**Work instructions**
Leave out the pictures and transcribe everything else exactly.

**Supplied material**
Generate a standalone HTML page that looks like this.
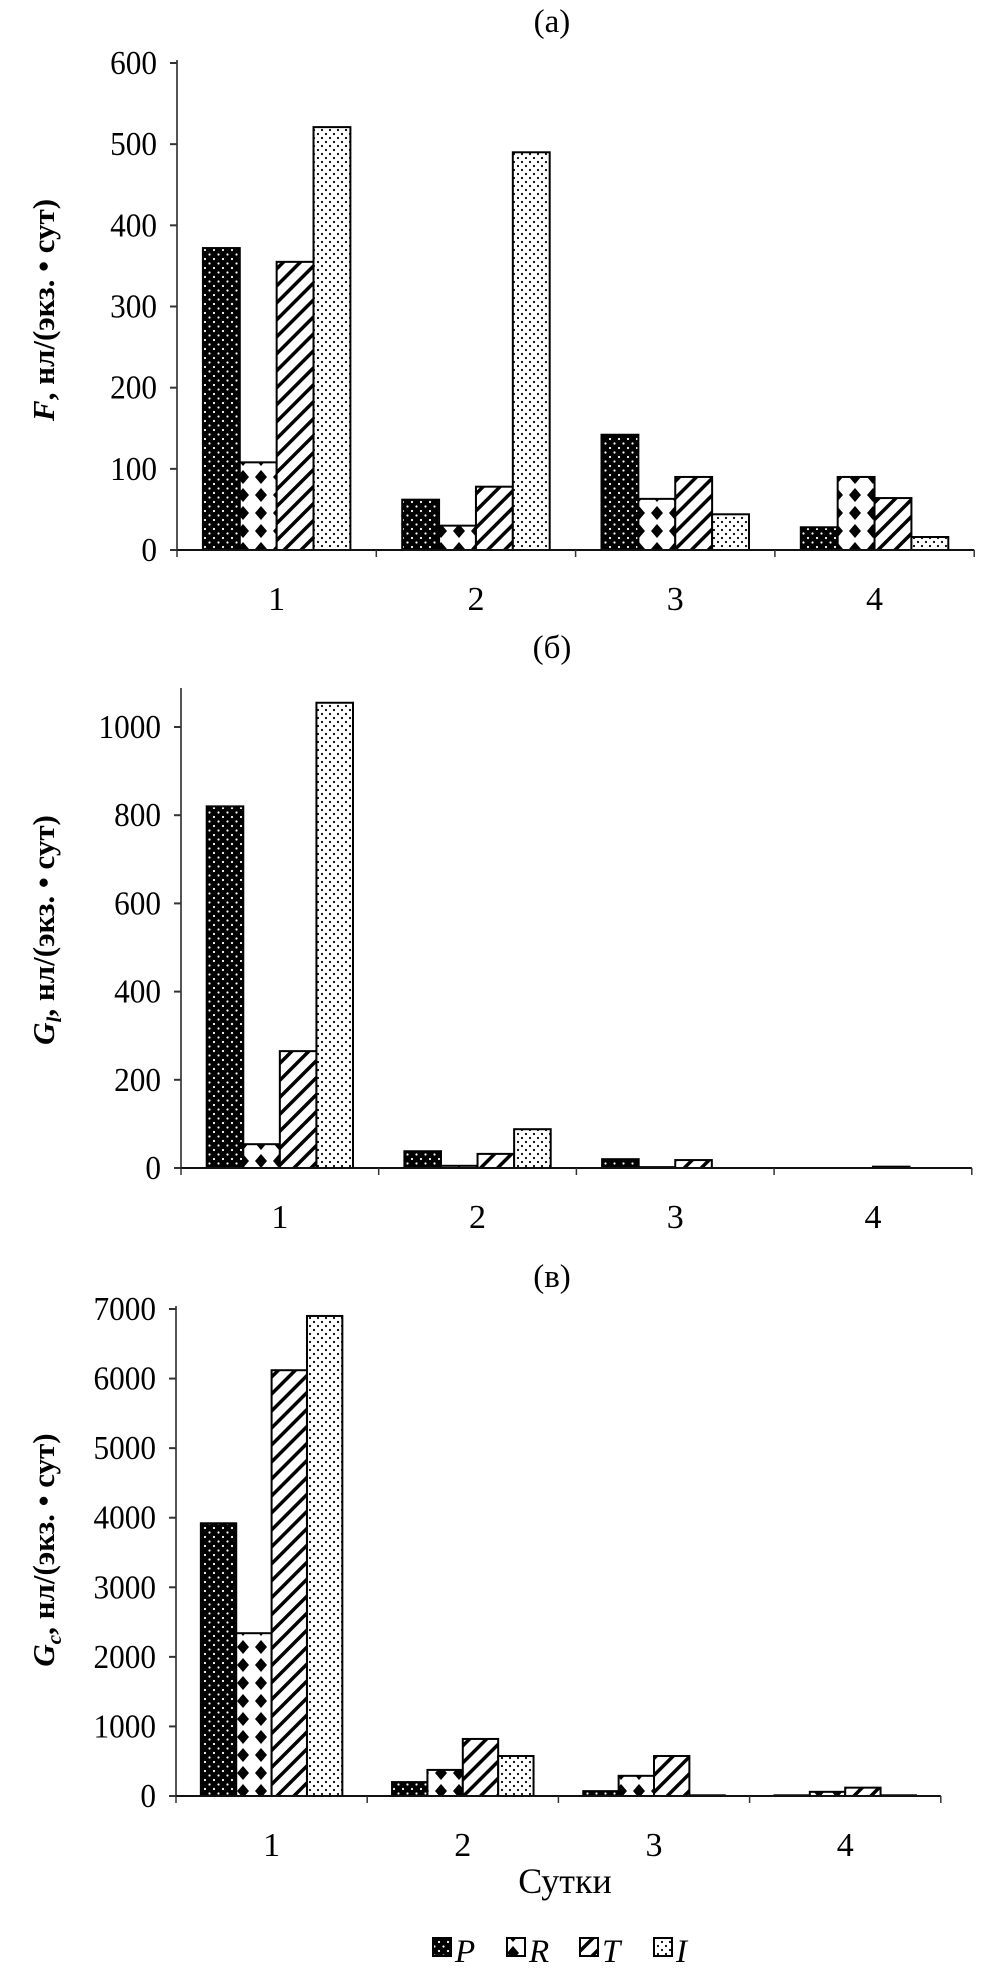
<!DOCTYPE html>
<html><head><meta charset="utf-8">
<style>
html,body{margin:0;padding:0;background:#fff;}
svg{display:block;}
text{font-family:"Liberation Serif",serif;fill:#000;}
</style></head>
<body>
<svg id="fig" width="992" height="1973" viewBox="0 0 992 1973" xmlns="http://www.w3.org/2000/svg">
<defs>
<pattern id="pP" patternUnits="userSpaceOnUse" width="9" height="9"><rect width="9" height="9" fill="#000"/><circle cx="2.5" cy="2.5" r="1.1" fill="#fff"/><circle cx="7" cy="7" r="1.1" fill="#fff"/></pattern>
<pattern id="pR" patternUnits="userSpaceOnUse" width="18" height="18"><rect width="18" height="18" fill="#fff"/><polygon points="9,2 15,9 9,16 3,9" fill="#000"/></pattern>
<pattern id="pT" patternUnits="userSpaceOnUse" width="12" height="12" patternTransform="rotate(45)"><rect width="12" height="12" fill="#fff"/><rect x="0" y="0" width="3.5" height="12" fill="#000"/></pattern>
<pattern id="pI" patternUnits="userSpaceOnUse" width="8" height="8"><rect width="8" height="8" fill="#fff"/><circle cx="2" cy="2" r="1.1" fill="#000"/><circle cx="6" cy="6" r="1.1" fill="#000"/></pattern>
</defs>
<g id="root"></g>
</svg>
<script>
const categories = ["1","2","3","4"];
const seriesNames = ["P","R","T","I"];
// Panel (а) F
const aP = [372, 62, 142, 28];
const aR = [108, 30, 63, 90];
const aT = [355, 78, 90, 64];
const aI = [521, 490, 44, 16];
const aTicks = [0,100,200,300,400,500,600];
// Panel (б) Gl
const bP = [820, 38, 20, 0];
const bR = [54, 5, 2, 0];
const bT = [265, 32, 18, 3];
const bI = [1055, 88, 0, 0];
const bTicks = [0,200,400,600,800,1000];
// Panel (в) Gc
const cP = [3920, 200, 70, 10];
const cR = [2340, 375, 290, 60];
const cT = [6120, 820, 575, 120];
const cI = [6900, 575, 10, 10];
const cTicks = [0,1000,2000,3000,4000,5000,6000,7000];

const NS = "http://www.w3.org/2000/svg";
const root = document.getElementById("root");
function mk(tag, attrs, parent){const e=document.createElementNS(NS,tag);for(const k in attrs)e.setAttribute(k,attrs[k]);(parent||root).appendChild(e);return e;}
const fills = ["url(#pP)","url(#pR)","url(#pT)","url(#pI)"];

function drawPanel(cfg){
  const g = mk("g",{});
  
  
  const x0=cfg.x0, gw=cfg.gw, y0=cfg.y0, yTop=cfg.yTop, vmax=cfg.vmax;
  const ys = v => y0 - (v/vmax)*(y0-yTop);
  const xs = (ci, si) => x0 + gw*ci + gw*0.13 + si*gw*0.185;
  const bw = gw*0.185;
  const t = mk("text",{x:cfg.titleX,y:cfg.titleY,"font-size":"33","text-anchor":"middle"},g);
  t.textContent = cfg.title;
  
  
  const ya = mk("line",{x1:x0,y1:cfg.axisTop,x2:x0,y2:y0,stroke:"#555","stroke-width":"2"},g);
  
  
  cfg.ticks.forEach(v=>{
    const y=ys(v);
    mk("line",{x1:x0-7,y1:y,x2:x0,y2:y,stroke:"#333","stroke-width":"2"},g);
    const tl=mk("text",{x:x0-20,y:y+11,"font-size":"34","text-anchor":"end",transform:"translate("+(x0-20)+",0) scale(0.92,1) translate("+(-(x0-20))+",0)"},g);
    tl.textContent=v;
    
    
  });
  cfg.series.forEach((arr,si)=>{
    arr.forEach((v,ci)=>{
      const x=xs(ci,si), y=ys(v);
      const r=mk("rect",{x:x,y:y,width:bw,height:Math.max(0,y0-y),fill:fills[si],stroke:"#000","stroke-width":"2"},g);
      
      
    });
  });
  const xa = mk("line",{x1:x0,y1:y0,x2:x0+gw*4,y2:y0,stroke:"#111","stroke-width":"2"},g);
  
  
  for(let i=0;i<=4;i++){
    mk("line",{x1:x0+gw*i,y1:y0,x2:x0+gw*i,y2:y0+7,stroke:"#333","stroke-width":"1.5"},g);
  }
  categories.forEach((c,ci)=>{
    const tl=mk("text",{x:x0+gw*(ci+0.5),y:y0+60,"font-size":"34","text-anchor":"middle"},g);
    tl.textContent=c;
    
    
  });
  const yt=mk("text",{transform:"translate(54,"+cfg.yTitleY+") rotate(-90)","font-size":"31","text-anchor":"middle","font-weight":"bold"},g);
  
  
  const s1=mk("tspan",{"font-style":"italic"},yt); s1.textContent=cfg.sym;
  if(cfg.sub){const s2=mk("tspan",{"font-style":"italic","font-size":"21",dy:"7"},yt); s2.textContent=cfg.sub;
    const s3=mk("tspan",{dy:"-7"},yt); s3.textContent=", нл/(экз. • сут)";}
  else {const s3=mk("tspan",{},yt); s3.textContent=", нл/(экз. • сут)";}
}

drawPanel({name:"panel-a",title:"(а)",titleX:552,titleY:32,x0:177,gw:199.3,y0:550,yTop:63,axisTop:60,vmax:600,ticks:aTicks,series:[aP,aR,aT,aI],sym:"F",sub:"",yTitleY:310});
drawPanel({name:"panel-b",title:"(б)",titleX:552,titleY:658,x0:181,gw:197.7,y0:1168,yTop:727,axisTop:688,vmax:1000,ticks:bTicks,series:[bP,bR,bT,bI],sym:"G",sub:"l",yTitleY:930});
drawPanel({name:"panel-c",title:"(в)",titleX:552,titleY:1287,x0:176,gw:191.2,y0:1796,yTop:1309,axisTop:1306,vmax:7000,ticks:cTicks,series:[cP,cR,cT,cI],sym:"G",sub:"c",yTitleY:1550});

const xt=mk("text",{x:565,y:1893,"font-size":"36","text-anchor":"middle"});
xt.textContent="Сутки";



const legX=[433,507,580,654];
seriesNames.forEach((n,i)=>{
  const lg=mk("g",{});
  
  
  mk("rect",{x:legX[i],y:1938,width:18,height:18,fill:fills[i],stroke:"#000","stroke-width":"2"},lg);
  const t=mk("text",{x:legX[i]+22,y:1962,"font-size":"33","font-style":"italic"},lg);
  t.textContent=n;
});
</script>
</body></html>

**Solution**
Generate a standalone HTML page that looks like this.
<!DOCTYPE html>
<html><head><meta charset="utf-8">
<style>
html,body{margin:0;padding:0;background:#fff;}
svg{display:block;}
text{font-family:"Liberation Serif",serif;fill:#000;}
</style></head>
<body>
<svg id="fig" width="992" height="1973" viewBox="0 0 992 1973" xmlns="http://www.w3.org/2000/svg">
<defs>
<pattern id="pP" patternUnits="userSpaceOnUse" width="9" height="9"><rect width="9" height="9" fill="#000"/><circle cx="2.5" cy="2.5" r="1.1" fill="#fff"/><circle cx="7" cy="7" r="1.1" fill="#fff"/></pattern>
<pattern id="pR" patternUnits="userSpaceOnUse" width="18" height="18"><rect width="18" height="18" fill="#fff"/><polygon points="9,2 15,9 9,16 3,9" fill="#000"/></pattern>
<pattern id="pT" patternUnits="userSpaceOnUse" width="12" height="12" patternTransform="rotate(45)"><rect width="12" height="12" fill="#fff"/><rect x="0" y="0" width="3.5" height="12" fill="#000"/></pattern>
<pattern id="pI" patternUnits="userSpaceOnUse" width="8" height="8"><rect width="8" height="8" fill="#fff"/><circle cx="2" cy="2" r="1.1" fill="#000"/><circle cx="6" cy="6" r="1.1" fill="#000"/></pattern>
</defs>
<g id="root"></g>
</svg>
<script>
const categories = ["1","2","3","4"];
const seriesNames = ["P","R","T","I"];
// Panel (а) F
const aP = [372, 62, 142, 28];
const aR = [108, 30, 63, 90];
const aT = [355, 78, 90, 64];
const aI = [521, 490, 44, 16];
const aTicks = [0,100,200,300,400,500,600];
// Panel (б) Gl
const bP = [820, 38, 20, 0];
const bR = [54, 5, 2, 0];
const bT = [265, 32, 18, 3];
const bI = [1055, 88, 0, 0];
const bTicks = [0,200,400,600,800,1000];
// Panel (в) Gc
const cP = [3920, 200, 70, 10];
const cR = [2340, 375, 290, 60];
const cT = [6120, 820, 575, 120];
const cI = [6900, 575, 10, 10];
const cTicks = [0,1000,2000,3000,4000,5000,6000,7000];

const NS = "http://www.w3.org/2000/svg";
const root = document.getElementById("root");
function mk(tag, attrs, parent){const e=document.createElementNS(NS,tag);for(const k in attrs)e.setAttribute(k,attrs[k]);(parent||root).appendChild(e);return e;}
const fills = ["url(#pP)","url(#pR)","url(#pT)","url(#pI)"];

function drawPanel(cfg){
  const g = mk("g",{});
  
  
  const x0=cfg.x0, gw=cfg.gw, y0=cfg.y0, yTop=cfg.yTop, vmax=cfg.vmax;
  const ys = v => y0 - (v/vmax)*(y0-yTop);
  const xs = (ci, si) => x0 + gw*ci + gw*0.13 + si*gw*0.185;
  const bw = gw*0.185;
  const t = mk("text",{x:cfg.titleX,y:cfg.titleY,"font-size":"33","text-anchor":"middle"},g);
  t.textContent = cfg.title;
  
  
  const ya = mk("line",{x1:x0,y1:cfg.axisTop,x2:x0,y2:y0,stroke:"#555","stroke-width":"2"},g);
  
  
  cfg.ticks.forEach(v=>{
    const y=ys(v);
    mk("line",{x1:x0-7,y1:y,x2:x0,y2:y,stroke:"#333","stroke-width":"2"},g);
    const tl=mk("text",{x:x0-20,y:y+11,"font-size":"34","text-anchor":"end",transform:"translate("+(x0-20)+",0) scale(0.92,1) translate("+(-(x0-20))+",0)"},g);
    tl.textContent=v;
    
    
  });
  cfg.series.forEach((arr,si)=>{
    arr.forEach((v,ci)=>{
      const x=xs(ci,si), y=ys(v);
      const r=mk("rect",{x:x,y:y,width:bw,height:Math.max(0,y0-y),fill:fills[si],stroke:"#000","stroke-width":"2"},g);
      
      
    });
  });
  const xa = mk("line",{x1:x0,y1:y0,x2:x0+gw*4,y2:y0,stroke:"#111","stroke-width":"2"},g);
  
  
  for(let i=0;i<=4;i++){
    mk("line",{x1:x0+gw*i,y1:y0,x2:x0+gw*i,y2:y0+7,stroke:"#333","stroke-width":"1.5"},g);
  }
  categories.forEach((c,ci)=>{
    const tl=mk("text",{x:x0+gw*(ci+0.5),y:y0+60,"font-size":"34","text-anchor":"middle"},g);
    tl.textContent=c;
    
    
  });
  const yt=mk("text",{transform:"translate(54,"+cfg.yTitleY+") rotate(-90)","font-size":"31","text-anchor":"middle","font-weight":"bold"},g);
  
  
  const s1=mk("tspan",{"font-style":"italic"},yt); s1.textContent=cfg.sym;
  if(cfg.sub){const s2=mk("tspan",{"font-style":"italic","font-size":"21",dy:"7"},yt); s2.textContent=cfg.sub;
    const s3=mk("tspan",{dy:"-7"},yt); s3.textContent=", нл/(экз. • сут)";}
  else {const s3=mk("tspan",{},yt); s3.textContent=", нл/(экз. • сут)";}
}

drawPanel({name:"panel-a",title:"(а)",titleX:552,titleY:32,x0:177,gw:199.3,y0:550,yTop:63,axisTop:60,vmax:600,ticks:aTicks,series:[aP,aR,aT,aI],sym:"F",sub:"",yTitleY:310});
drawPanel({name:"panel-b",title:"(б)",titleX:552,titleY:658,x0:181,gw:197.7,y0:1168,yTop:727,axisTop:688,vmax:1000,ticks:bTicks,series:[bP,bR,bT,bI],sym:"G",sub:"l",yTitleY:930});
drawPanel({name:"panel-c",title:"(в)",titleX:552,titleY:1287,x0:176,gw:191.2,y0:1796,yTop:1309,axisTop:1306,vmax:7000,ticks:cTicks,series:[cP,cR,cT,cI],sym:"G",sub:"c",yTitleY:1550});

const xt=mk("text",{x:565,y:1893,"font-size":"36","text-anchor":"middle"});
xt.textContent="Сутки";



const legX=[433,507,580,654];
seriesNames.forEach((n,i)=>{
  const lg=mk("g",{});
  
  
  mk("rect",{x:legX[i],y:1938,width:18,height:18,fill:fills[i],stroke:"#000","stroke-width":"2"},lg);
  const t=mk("text",{x:legX[i]+22,y:1962,"font-size":"33","font-style":"italic"},lg);
  t.textContent=n;
});
</script>
</body></html>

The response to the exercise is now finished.